Binary Dependencies: Identifying the Hidden Packages We All Depend On
- Track:
- Tooling, Packaging, Developer Productivity
- Type:
- Talk
- Level:
- advanced
- Duration:
- 30 minutes
Abstract
Package manifests like pyproject.toml record source-level dependencies: pandas depends on numpy's code. The story is different for binary dependencies, which exist whenever compiled code, like C code, is called from Python. numpy depends on OpenBLAS's binaries, but this dependency relationship is not recorded anywhere. This makes OpenBLAS a phantom binary dependency.
Phantom dependencies are therefore hidden from programmers and researchers, which is bad for at least two reasons.
First, security. If one of your binary dependencies has a vulnerability, this means your project is probably also vulnerable — but you won't reliably find out about this, since your dependency is invisible.

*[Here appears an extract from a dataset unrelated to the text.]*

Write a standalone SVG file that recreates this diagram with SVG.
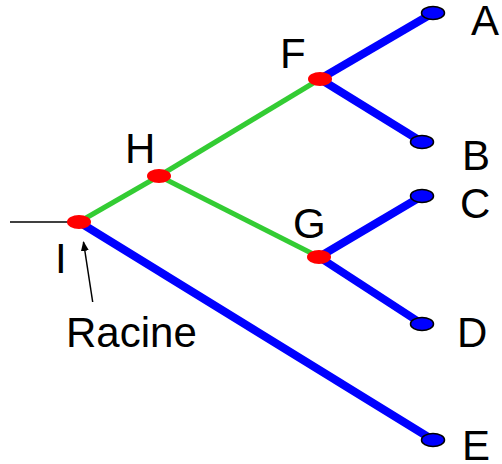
<svg xmlns="http://www.w3.org/2000/svg" width="502" height="464" viewBox="0 0 502 464">
<style>
.b{stroke:#0000ff;stroke-width:8;fill:none}
.g{stroke:#33cc33;stroke-width:5;fill:none}
.int{fill:#ff0000}
.leaf{fill:#0000ff;stroke:#000;stroke-width:1.5}
text{font-family:"Liberation Sans",Arial,sans-serif;font-size:42px;fill:#000}
</style>
<defs>
<marker id="ah" markerWidth="10" markerHeight="10" refX="9" refY="5" orient="auto" markerUnits="userSpaceOnUse">
<path d="M0,1 L10,5 L0,9 z" fill="#000"/>
</marker>
</defs>
<g id="connectors">
<line x1="10" y1="222" x2="79" y2="222" stroke="#000" stroke-width="1.5"/>
<line class="g" x1="79" y1="222" x2="159" y2="176"/>
<line class="g" x1="159" y1="176" x2="320" y2="79"/>
<line class="g" x1="159" y1="176" x2="319" y2="257"/>
<line class="b" x1="79" y1="222" x2="433" y2="440"/>
<line class="b" x1="320" y1="79" x2="433" y2="13"/>
<line class="b" x1="320" y1="79" x2="422" y2="142"/>
<line class="b" x1="319" y1="257" x2="422" y2="196"/>
<line class="b" x1="319" y1="257" x2="422" y2="324"/>
<line x1="92.7" y1="302" x2="83.5" y2="242" stroke="#000" stroke-width="1.5" marker-end="url(#ah)"/>
</g>
<g id="I"><ellipse class="int" cx="79" cy="222" rx="12" ry="7"/><text x="55" y="273">I</text></g>
<g id="H"><ellipse class="int" cx="159" cy="176" rx="12" ry="7"/><text x="125" y="163">H</text></g>
<g id="F"><ellipse class="int" cx="320" cy="79" rx="12" ry="7"/><text x="280" y="68">F</text></g>
<g id="G"><ellipse class="int" cx="319" cy="257" rx="12" ry="7"/><text x="293" y="238">G</text></g>
<g id="A"><ellipse class="leaf" cx="433" cy="13" rx="11.5" ry="6.5"/><text x="471" y="35">A</text></g>
<g id="B"><ellipse class="leaf" cx="422" cy="142" rx="11.5" ry="6.5"/><text x="462" y="170">B</text></g>
<g id="C"><ellipse class="leaf" cx="422" cy="196" rx="11.5" ry="6.5"/><text x="460" y="218">C</text></g>
<g id="D"><ellipse class="leaf" cx="422" cy="324" rx="11.5" ry="6.5"/><text x="457" y="347">D</text></g>
<g id="E"><ellipse class="leaf" cx="433" cy="440" rx="11.5" ry="6.5"/><text x="462" y="460">E</text></g>
<g id="Racine"><text x="66" y="347">Racine</text></g>
</svg>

Secondly, sustainability. If we can't keep track of our binary dependencies, we can't keep track of their maintainers either, which means we can't credit and financially support them. This can lead to maintainer burnout, which has already created serious supply chain issues.
Python is not only tremendously popular, but also valued for its ability to easily interface with compiled libraries. According to my research, around 20% of Python packages have binary dependencies.
This means that the problem of phantom binary dependencies is widespread, and puts the public at risk of harm, eg if critical infrastructure like hospitals or transportation is compromised by exploiting the aforementioned weaknesses.
I aim to describe how the problem of phantom binary dependencies can be fixed within the Python ecosystem, and demo some of my preliminary work.
First, binary dependencies must be identified. Tools like auditwheel and elfdeps are able to identify a project's required dynamic libraries. If we create better APIs for these tools, and integrate them with package managers such as pip and uv, we can give developers and researchers visibility into binary dependencies, dispelling the phantom.
Beyond this, standards like PEP 725, PEP 770 and PEP 804 specify how we might record binary dependency relationships in an easily accessible way. I'll explain how we can build on these standards to create tools that will allow users and researchers to explore binary dependencies and identify security issues by default.
Lastly, I want to talk about the road towards the ultimate aim of having binary dependencies be managed not by Python package managers, but by system package managers, as they should be. This will require interoperation between package managers, and I'll explain how this might work.